Body positivity is a journey for me, but I'm okay with that
Every time I hear the phrase body positivity, I tend to shy away from it, to feel like it’s not for me.
The body positivity movement has helped to empower and encourage both men and women. I love seeing the incredible posts shared by people who have learned to embrace their bodies. But as much as I’m able to encourage others on their journey, I tend to remove myself from that achievement.
I have stopped thinking of body positivity as a single moment I’ll be able to accomplish in the future — as if I’ll wake up one day and finally be happy with the way I look. As if once I’ve reached my goal weight, then I can start to love my body.
That’s not how it works. Body positivity is a journey that requires daily reminders.
For most of my life, I’ve struggled with low self esteem. I can even recall struggling back in my elementary school days. It’s absurd to me that, even at such a young age, I was already concerned with the way I looked and felt self-conscious about the clothes I wore. I think of young girls today and hope that is not also their experience, but unfortunately, I’m sure it is.
Why, as children, do we already have a sense of shame in how we look?
I was part of a video by YouTuber Alexandria Taylor, alongside many others, talking about body image and gender. Everyone had such insightful things to say, both about their own body image and about the societal expectations to look a certain way. I couldn’t bring myself to talk about my body — instead, I only talked about my face. Upon recording the video, I realized I was not comfortable talking about my body.
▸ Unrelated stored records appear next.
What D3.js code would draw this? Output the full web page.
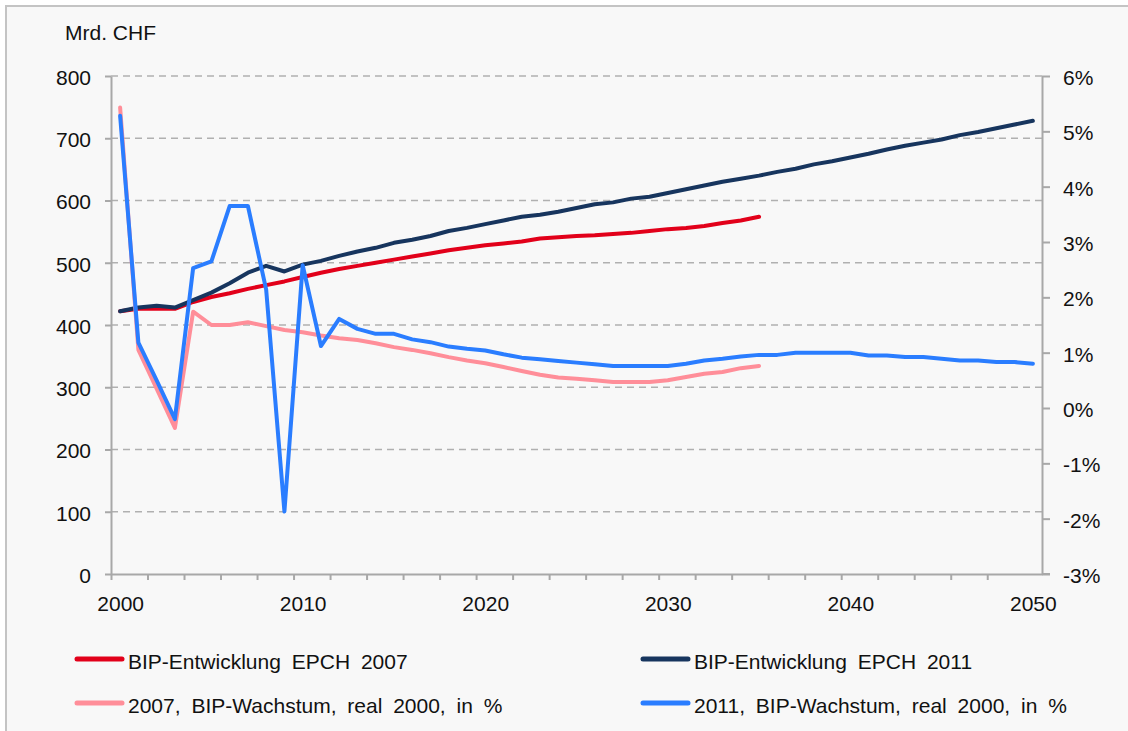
<!DOCTYPE html>
<html>
<head>
<meta charset="utf-8">
<script src="https://cdn.jsdelivr.net/npm/d3@7"></script>
<style>
  body { margin: 0; background: #fff; }
  svg { display: block; font-family: 'Liberation Sans', Arial, sans-serif; }
</style>
</head>
<body>
<div class="chart"></div>
<script>
const years = [
  2000, 2001, 2002, 2003, 2004, 2005, 2006, 2007, 2008, 2009,
  2010, 2011, 2012, 2013, 2014, 2015, 2016, 2017, 2018, 2019,
  2020, 2021, 2022, 2023, 2024, 2025, 2026, 2027, 2028, 2029,
  2030, 2031, 2032, 2033, 2034, 2035, 2036, 2037, 2038, 2039,
  2040, 2041, 2042, 2043, 2044, 2045, 2046, 2047, 2048, 2049, 2050
]

// Mrd. CHF, 2000 - 2035
const bip2007 = [
  422, 426, 426, 426, 437, 445, 451, 458, 464, 470,
  477, 484, 490, 495, 500, 505, 510, 515, 520, 524,
  528, 531, 534, 539, 541, 543, 544, 546, 548, 551,
  554, 556, 559, 564, 568, 574
]

// Mrd. CHF, 2000 - 2050
const bip2011 = [
  422, 428, 431, 428, 440, 452, 467, 484, 495, 486,
  497, 503, 511, 518, 524, 532, 537, 543, 551, 556,
  562, 568, 574, 577, 582, 588, 594, 597, 603, 606,
  612, 618, 624, 630, 635, 640, 646, 651, 658, 663,
  669, 675, 682, 688, 693, 698, 705, 710, 716, 722, 728
]

// % , 2000 - 2035
const wachstum2007 = [
  5.43, 1.05, 0.35, -0.36, 1.74, 1.50, 1.50, 1.55, 1.48, 1.41,
  1.37, 1.31, 1.26, 1.23, 1.17, 1.10, 1.05, 0.99, 0.92, 0.86,
  0.81, 0.74, 0.67, 0.60, 0.55, 0.53, 0.50, 0.47, 0.47, 0.47,
  0.50, 0.56, 0.62, 0.65, 0.72, 0.76
]

// %, 2000 - 2050
const wachstum2011 = [
  5.28, 1.18, 0.50, -0.20, 2.53, 2.65, 3.65, 3.65, 2.14, -1.87,
  2.58, 1.12, 1.61, 1.43, 1.34, 1.34, 1.24, 1.19, 1.11, 1.07,
  1.04, 0.97, 0.91, 0.88, 0.85, 0.82, 0.79, 0.76, 0.76, 0.76,
  0.76, 0.80, 0.86, 0.89, 0.93, 0.96, 0.96, 1.00, 1.00, 1.00,
  1.00, 0.95, 0.95, 0.92, 0.92, 0.89, 0.86, 0.86, 0.83, 0.83, 0.80
]

const leftTicks = [0, 100, 200, 300, 400, 500, 600, 700, 800]
const rightTicks = [-3, -2, -1, 0, 1, 2, 3, 4, 5, 6]
const xLabels = [2000, 2010, 2020, 2030, 2040, 2050]

const seriesNames = [
  'BIP-Entwicklung EPCH 2007',
  'BIP-Entwicklung EPCH 2011',
  '2007, BIP-Wachstum, real 2000, in %',
  '2011, BIP-Wachstum, real 2000, in %'
]

const width = 1128
const height = 731
const plot = { left: 111, right: 1042, top: 76, bottom: 574 }

const colors = ['#e2001a', '#17355e', '#ff8e99', '#2a7dff']

const svg = d3.select('.chart')
  .append('svg')
  .attr('width', width)
  .attr('height', height)

// frame
svg.append('rect')
  .attr('x', 6)
  .attr('y', 6)
  .attr('width', width + 20)
  .attr('height', height + 20)
  .attr('fill', '#f8f8f8')
  .attr('stroke', '#c4c4c4')
  .attr('stroke-width', 2)

const xScale = d3.scaleLinear()
  .domain([1999.5, 2050.5])
  .range([plot.left, plot.right])

const yLeft = d3.scaleLinear()
  .domain([0, 800])
  .range([plot.bottom, plot.top])

const yRight = d3.scaleLinear()
  .domain([-3, 6])
  .range([plot.bottom, plot.top])

// gridlines
svg.append('g')
  .selectAll('line')
  .data(leftTicks.filter(d => d > 0))
  .enter()
  .append('line')
  .attr('x1', plot.left)
  .attr('x2', plot.right)
  .attr('y1', d => yLeft(d))
  .attr('y2', d => yLeft(d))
  .attr('stroke', '#b0b0b0')
  .attr('stroke-width', 1.5)
  .attr('stroke-dasharray', '7,5')

const axisColor = '#a8a8a8'

// left axis
const leftAxis = d3.axisLeft(yLeft)
  .tickValues(leftTicks)
  .tickSize(6)
  .tickPadding(14)
  .tickSizeOuter(0)

const gLeft = svg.append('g')
  .attr('transform', 'translate(' + plot.left + ',0)')
  .call(leftAxis)

// right axis
const rightAxis = d3.axisRight(yRight)
  .tickValues(rightTicks)
  .tickSize(8)
  .tickPadding(13)
  .tickSizeOuter(0)
  .tickFormat(d => d + '%')

const gRight = svg.append('g')
  .attr('transform', 'translate(' + plot.right + ',0)')
  .call(rightAxis)

// bottom axis: tick marks between categories every 2 years
const tickYears = years.filter((d, i) => i % 2 === 0 && d < 2050).map(d => d - 0.5)
const bottomAxis = d3.axisBottom(xScale)
  .tickValues(tickYears)
  .tickSize(6)
  .tickSizeOuter(0)
  .tickFormat('')

const gBottom = svg.append('g')
  .attr('transform', 'translate(0,' + plot.bottom + ')')
  .call(bottomAxis)

svg.append('line')
  .attr('x1', plot.right)
  .attr('x2', plot.right + 8)
  .attr('y1', plot.bottom)
  .attr('y2', plot.bottom)
  .attr('stroke', axisColor)
  .attr('stroke-width', 2)

const labelAxis = d3.axisBottom(xScale)
  .tickValues(xLabels)
  .tickSize(0)
  .tickPadding(22)
  .tickFormat(d3.format('d'))

const gLabels = svg.append('g')
  .attr('transform', 'translate(0,' + plot.bottom + ')')
  .call(labelAxis)
gLabels.select('.domain').remove()

;[gLeft, gRight, gBottom].forEach(g => {
  g.selectAll('.domain, line')
    .attr('stroke', axisColor)
    .attr('stroke-width', 2)
})

;[gLeft, gRight, gLabels].forEach(g => {
  g.selectAll('text')
    .attr('fill', '#111')
    .style('font-size', '21px')
})
gLeft.selectAll('text').attr('dy', '0.4em')
gRight.selectAll('text').attr('dy', '0.4em')
gLabels.selectAll('text').attr('dy', '0.71em')

svg.append('text')
  .attr('x', 65)
  .attr('y', 40)
  .attr('fill', '#111')
  .style('font-size', '21px')
  .text('Mrd. CHF')

// lines
const lineLeft = d3.line()
  .x((d, i) => xScale(years[i]))
  .y(d => yLeft(d))

const lineRight = d3.line()
  .x((d, i) => xScale(years[i]))
  .y(d => yRight(d))

const series = [
  { values: bip2007, line: lineLeft },
  { values: bip2011, line: lineLeft },
  { values: wachstum2007, line: lineRight },
  { values: wachstum2011, line: lineRight }
]

series.forEach((s, i) => {
  svg.append('path')
    .datum(s.values)
    .attr('d', s.line)
    .attr('fill', 'none')
    .attr('stroke', colors[i])
    .attr('stroke-width', 4)
    .attr('stroke-linejoin', 'round')
    .attr('stroke-linecap', 'round')
})

// legend
const legendPos = [
  { x: 77, y: 659 },
  { x: 643, y: 659 },
  { x: 77, y: 703 },
  { x: 643, y: 703 }
]

const legend = svg.selectAll('.legend')
  .data(seriesNames)
  .enter()
  .append('g')
  .attr('class', 'legend')
  .attr('transform', (d, i) => 'translate(' + legendPos[i].x + ',' + legendPos[i].y + ')')

legend.append('line')
  .attr('x1', 0)
  .attr('x2', 45)
  .attr('stroke', (d, i) => colors[i])
  .attr('stroke-width', 5)
  .attr('stroke-linecap', 'round')

legend.append('text')
  .attr('x', 51)
  .attr('y', 10)
  .attr('fill', '#111')
  .style('font-size', '21px')
  .style('word-spacing', '5px')
  .text(d => d)
</script>
</body>
</html>
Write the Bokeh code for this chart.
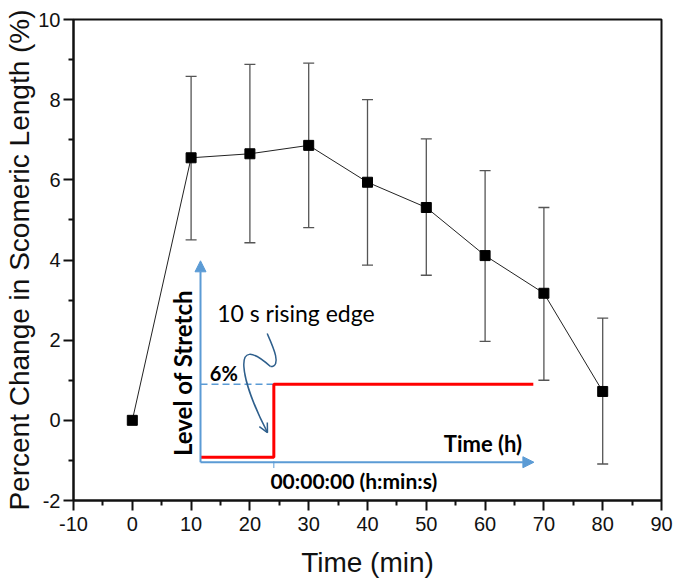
from bokeh.plotting import figure
from bokeh.models import (Range1d, FixedTicker, Whisker, ColumnDataSource, Arrow,
                          NormalHead, OpenHead, TeeHead)
from bokeh.embed import file_html
from bokeh.resources import INLINE
from bokeh.core.properties import value

# ---- main data ----
time_min = [0, 10, 20, 30, 40, 50, 60, 70, 80]
pct_change = [0.0, 6.55, 6.65, 6.86, 5.94, 5.31, 4.11, 3.17, 0.72]
err_time = [10, 20, 30, 40, 50, 60, 70, 80]
err_upper = [8.58, 8.88, 8.91, 8.00, 7.02, 6.23, 5.31, 2.55]
err_lower = [4.50, 4.43, 4.81, 3.87, 3.62, 1.97, 1.00, -1.09]

x_ticks = [-10, 0, 10, 20, 30, 40, 50, 60, 70, 80, 90]
x_minor = [-5, 5, 15, 25, 35, 45, 55, 65, 75, 85]
y_ticks = [-2, 0, 2, 4, 6, 8, 10]
y_minor = [-1, 1, 3, 5, 7, 9]

# ---- inset schematic (in data units of the main axes) ----
inset_x0 = 11.6
inset_y_axis = [-1.045, 3.98]
inset_x_axis = [11.6, 68.3]
step_x = [11.6, 24.07, 24.07, 68.2]
step_y = [-0.92, -0.92, 0.90, 0.90]
dash_x = [11.6, 24.07]
dash_y = [0.90, 0.90]
edge_tick_x = [24.07, 24.07]
edge_tick_y = [-1.02, -1.19]
# squiggle arrow (two cubic Bezier segments)
sq_x0 = [22.94, 23.50]
sq_y0 = [2.165, 1.342]
sq_cx0 = [23.84, 16.70]
sq_cy0 = [1.865, 2.239]
sq_cx1 = [25.54, 18.40]
sq_cy1 = [1.342, 0.993]
sq_x1 = [23.50, 22.99]
sq_y1 = [1.342, -0.304]

BLUE = "#5b9bd5"
DARKBLUE = "#2e5f8c"
RED = "#ff0000"

p = figure(frame_width=588, frame_height=481,
           min_border_left=73, min_border_top=19, min_border_right=14, min_border_bottom=87,
           x_range=Range1d(-10, 90), y_range=Range1d(-2, 10),
           output_backend="svg", toolbar_location=None)
p.background_fill_color = "white"
p.border_fill_color = "white"
p.xgrid.visible = False
p.ygrid.visible = False
p.outline_line_color = "#111111"
p.outline_line_width = 2
p.outline_line_alpha = 1

for ax in (p.xaxis[0], p.yaxis[0]):
    ax.axis_line_width = 2
    ax.axis_line_color = "#111111"
    ax.major_tick_line_width = 2
    ax.minor_tick_line_width = 2
    ax.major_tick_line_color = "#111111"
    ax.minor_tick_line_color = "#111111"
    ax.major_tick_out = 10
    ax.major_tick_in = 0
    ax.minor_tick_out = 5
    ax.minor_tick_in = 0
    ax.major_label_text_font = "Liberation Sans"
    ax.major_label_text_font_size = "20px"
    ax.major_label_text_color = "#111111"
    ax.axis_label_text_font = "Liberation Sans"
    ax.axis_label_text_font_size = "28px"
    ax.axis_label_text_font_style = "normal"
    ax.axis_label_text_color = "#111111"

p.xaxis.ticker = FixedTicker(ticks=x_ticks, minor_ticks=x_minor)
p.yaxis.ticker = FixedTicker(ticks=y_ticks, minor_ticks=y_minor)
p.xaxis.major_label_overrides = {t: str(t) for t in x_ticks}
p.yaxis.major_label_overrides = {t: str(t) for t in y_ticks}
p.xaxis.axis_label = "Time (min)"
p.yaxis.axis_label = "Percent Change in Scomeric Length (%)"
p.xaxis.major_label_standoff = 6
p.yaxis.major_label_standoff = 3
p.xaxis.axis_label_standoff = 13
p.yaxis.axis_label_standoff = 0

# ---- inset drawing ----
p.line(dash_x, dash_y, line_color=BLUE, line_width=1.5, line_dash="7 4")
p.line(edge_tick_x, edge_tick_y, line_color=BLUE, line_width=1)
p.add_layout(Arrow(x_start=inset_x0, y_start=inset_y_axis[0], x_end=inset_x0, y_end=inset_y_axis[1],
                   line_color=BLUE, line_width=2,
                   end=NormalHead(size=11, fill_color=BLUE, line_color=BLUE)))
p.add_layout(Arrow(x_start=inset_x_axis[0], y_start=inset_y_axis[0], x_end=inset_x_axis[1], y_end=inset_y_axis[0],
                   line_color=BLUE, line_width=2,
                   end=NormalHead(size=11, fill_color=BLUE, line_color=BLUE)))
p.line(step_x, step_y, line_color=RED, line_width=3)
p.bezier(x0=sq_x0, y0=sq_y0, x1=sq_x1, y1=sq_y1, cx0=sq_cx0, cy0=sq_cy0, cx1=sq_cx1, cy1=sq_cy1,
         line_color=DARKBLUE, line_width=1.5)
p.add_layout(Arrow(x_start=22.07, y_start=-0.045, x_end=sq_x1[1], y_end=sq_y1[1],
                   line_alpha=0, line_width=1,
                   end=OpenHead(size=9, line_color=DARKBLUE, line_width=1.5)))

p.text(x=[8.49], y=[1.18], text=["Level of Stretch"], angle=1.5708,
       text_font=value("Lato"), text_font_style="bold", text_font_size="24px",
       text_align="center", text_baseline="middle", text_color="#000000")
p.text(x=[14.44], y=[2.69], text=["10 s rising edge"],
       text_font=value("Lato"), text_font_size="23px",
       text_align="left", text_baseline="middle", text_color="#000000")
p.text(x=[13.18], y=[1.17], text=["6%"],
       text_font=value("Lato"), text_font_style="bold", text_font_size="20px",
       text_align="left", text_baseline="middle", text_color="#000000")
p.text(x=[37.67], y=[-1.50], text=["00:00:00 (h:min:s)"],
       text_font=value("Lato"), text_font_style="bold", text_font_size="21px",
       text_align="center", text_baseline="middle", text_color="#000000")
p.text(x=[66.3], y=[-0.58], text=["Time (h)"],
       text_font=value("Lato"), text_font_style="bold", text_font_size="22px",
       text_align="right", text_baseline="middle", text_color="#000000")

# ---- main series ----
err_src = ColumnDataSource(dict(x=err_time, upper=err_upper, lower=err_lower))
p.add_layout(Whisker(base="x", upper="upper", lower="lower", source=err_src,
                     line_color="#555555", line_width=1.3,
                     upper_head=TeeHead(size=11, line_color="#555555", line_width=1.3),
                     lower_head=TeeHead(size=11, line_color="#555555", line_width=1.3)))
p.line(time_min, pct_change, line_color="#222222", line_width=1)
p.scatter(time_min, pct_change, marker="square", size=10, fill_color="black", line_color="black")

open("out.html", "w").write(file_html(p, INLINE))
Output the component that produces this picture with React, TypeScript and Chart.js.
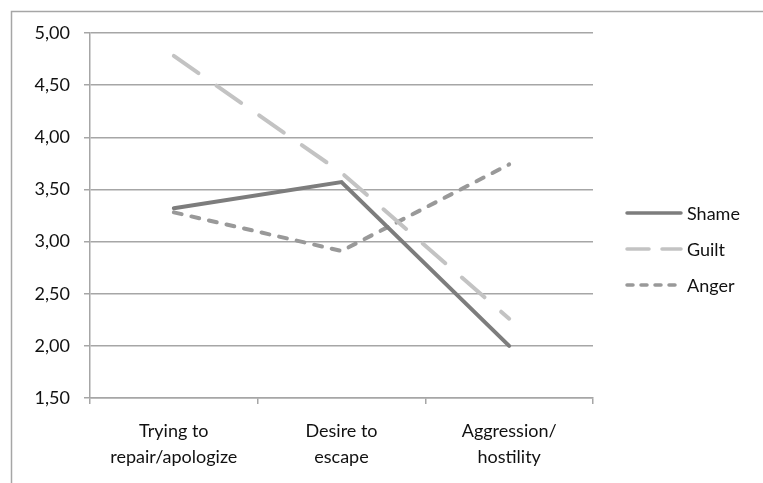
import React, { useEffect, useRef } from "react";
import { Chart, registerables } from "chart.js";

Chart.register(...registerables);

const categories: string[][] = [
  ["Trying to", "repair/apologize"],
  ["Desire to", "escape"],
  ["Aggression/", "hostility"],
];
const shame: number[] = [3.32, 3.57, 2.0];
const guilt: number[] = [4.78, 3.66, 2.26];
const anger: number[] = [3.28, 2.91, 3.74];
const seriesNames: string[] = ["Shame", "Guilt", "Anger"];
const yMin = 1.5;
const yMax = 5.0;
const yStep = 0.5;

const FONT = "Lato, 'Open Sans', sans-serif";
const GRID = "#a6a6a6";
const TEXT = "#111111";

const colors = ["#7d7d7d", "#c3c3c3", "#999999"];
const dashes: number[][] = [[], [30, 22], [8, 10]];
const legendDashes: number[][] = [[], [22, 13], [6, 8]];

const framePlugin = {
  id: "frame",
  beforeDraw(chart: any) {
    const ctx = chart.ctx;
    ctx.save();
    ctx.fillStyle = "#ffffff";
    ctx.fillRect(0, 0, chart.width, chart.height);
    ctx.strokeStyle = GRID;
    ctx.lineWidth = 1.5;
    ctx.beginPath();
    ctx.moveTo(11.5, chart.height);
    ctx.lineTo(11.5, 11.5);
    ctx.lineTo(chart.width, 11.5);
    ctx.stroke();
    ctx.restore();
  },
  afterDraw(chart: any) {
    const ctx = chart.ctx;
    ctx.save();
    const x0 = 627;
    const x1 = 681;
    const ys = [213, 249, 285];
    chart.data.datasets.forEach((ds: any, i: number) => {
      const y = ys[i];
      ctx.strokeStyle = colors[i];
      ctx.lineWidth = 3.5;
      ctx.lineCap = "round";
      ctx.setLineDash(legendDashes[i]);
      ctx.beginPath();
      ctx.moveTo(x0, y);
      ctx.lineTo(x1, y);
      ctx.stroke();
      ctx.setLineDash([]);
      ctx.fillStyle = TEXT;
      ctx.font = `18px ${FONT}`;
      ctx.textBaseline = "middle";
      ctx.textAlign = "left";
      ctx.fillText(ds.label, 687, y + 1);
    });
    ctx.restore();
  },
};

export default function App() {
  const ref = useRef<HTMLCanvasElement | null>(null);
  useEffect(() => {
    if (!ref.current) return;
    const data = [shame, guilt, anger];
    const chart = new Chart(ref.current, {
      type: "line",
      data: {
        labels: categories,
        datasets: data.map((d, i) => ({
          label: seriesNames[i],
          data: d,
          borderColor: colors[i],
          backgroundColor: colors[i],
          borderWidth: 4,
          borderDash: dashes[i],
          borderCapStyle: "round" as const,
          borderJoinStyle: "miter" as const,
          pointRadius: 0,
          tension: 0,
          fill: false,
        })),
      },
      options: {
        animation: false,
        responsive: false,
        maintainAspectRatio: false,
        layout: { padding: { left: 0, top: 33, right: 170, bottom: 0 } },
        plugins: { legend: { display: false }, tooltip: { enabled: false } },
        scales: {
          x: {
            type: "category",
            offset: true,
            grid: {
              offset: true,
              drawOnChartArea: false,
              drawTicks: true,
              tickLength: 6,
              color: GRID,
              lineWidth: 1.5,
            },
            border: { display: true, color: GRID, width: 1.5 },
            ticks: {
              color: TEXT,
              font: { family: FONT, size: 18, lineHeight: 1.45 },
              padding: 14,
              maxRotation: 0,
              autoSkip: false,
            },
            afterFit: (scale: any) => {
              scale.height = 85;
            },
          },
          y: {
            min: yMin,
            max: yMax,
            grid: {
              color: GRID,
              lineWidth: 1.5,
              drawTicks: true,
              tickLength: 6,
            },
            border: { display: true, color: GRID, width: 1.5 },
            ticks: {
              stepSize: yStep,
              color: TEXT,
              font: { family: FONT, size: 18 },
              padding: 14,
              callback: (v: any) => Number(v).toFixed(2).replace(".", ","),
            },
            afterFit: (scale: any) => {
              scale.width = 90;
            },
          },
        },
      },
      plugins: [framePlugin],
    });
    return () => chart.destroy();
  }, []);
  return (
    <div style={{ position: "absolute", left: 0, top: 0, width: 763, height: 483 }}>
      <canvas ref={ref} width={763} height={483} style={{ width: 763, height: 483 }} />
    </div>
  );
}
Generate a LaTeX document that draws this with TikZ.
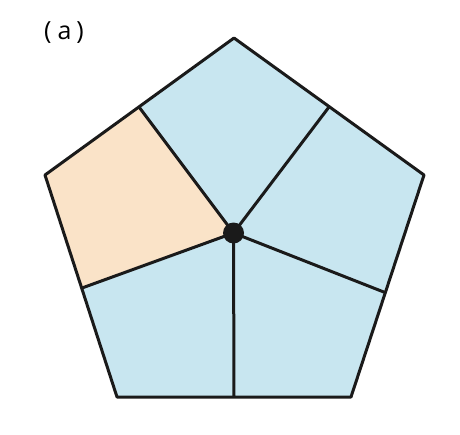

But why?
Sure, I’m a pretty reserved person and don’t openly discuss personal issues — but I had volunteered to do that exact thing and couldn’t even directly address the prompt.
Part of my journey is learning to be able to talk about my body and not feel ashamed.
It’s tough to admit, especially as someone who aspires to be a body positive person, but not talking is due to not being happy with my body. I admit that to myself on a daily basis in negative, passive ways. I do it when I compare my appearance to others, deciding I’m not as pretty. I do it when I catch my reflection and I am upset with what I see. Even in these quick, small instances of putting myself down, it furthers me from being on the right track of body positivity.
Musician and YouTuber Meghan Tonjes has been open about her own body positivity journey, starting the hashtag #BootyRevolution. She’s been open about her highs and lows, and that vulnerability has helped to empower many people to share their own stories.
Tonjes helps you learn to love the skin you’re in, to be happy despite the media saying you can only be happy if you are a certain size. Tonjes helped me start to love the skin I am in. She posted an amazing video about wearing crop tops that made me realize how often I let my wardrobe be dictated by other people.
Body positivity isn’t loving the body you wish you had, it’s loving the body you have now.
I have started to do daily (well, almost daily) affirmations about loving myself. I don’t always believe what I’m saying, but I know that’s when I need to hear it the most. Even the cheesiest of affirmations can help to change a pattern of negativity.
It’s not an easy journey, but I’m encouraged by the many stories of people on the same path — I know I’m not alone in this process.
That’s been the biggest affirmation of all — knowing I’m not alone. Having solidarity in the body positivity movement only continues to inspire me.
I’m not there yet, but as long as I keep trying, then I’m at least closer than I was yesterday.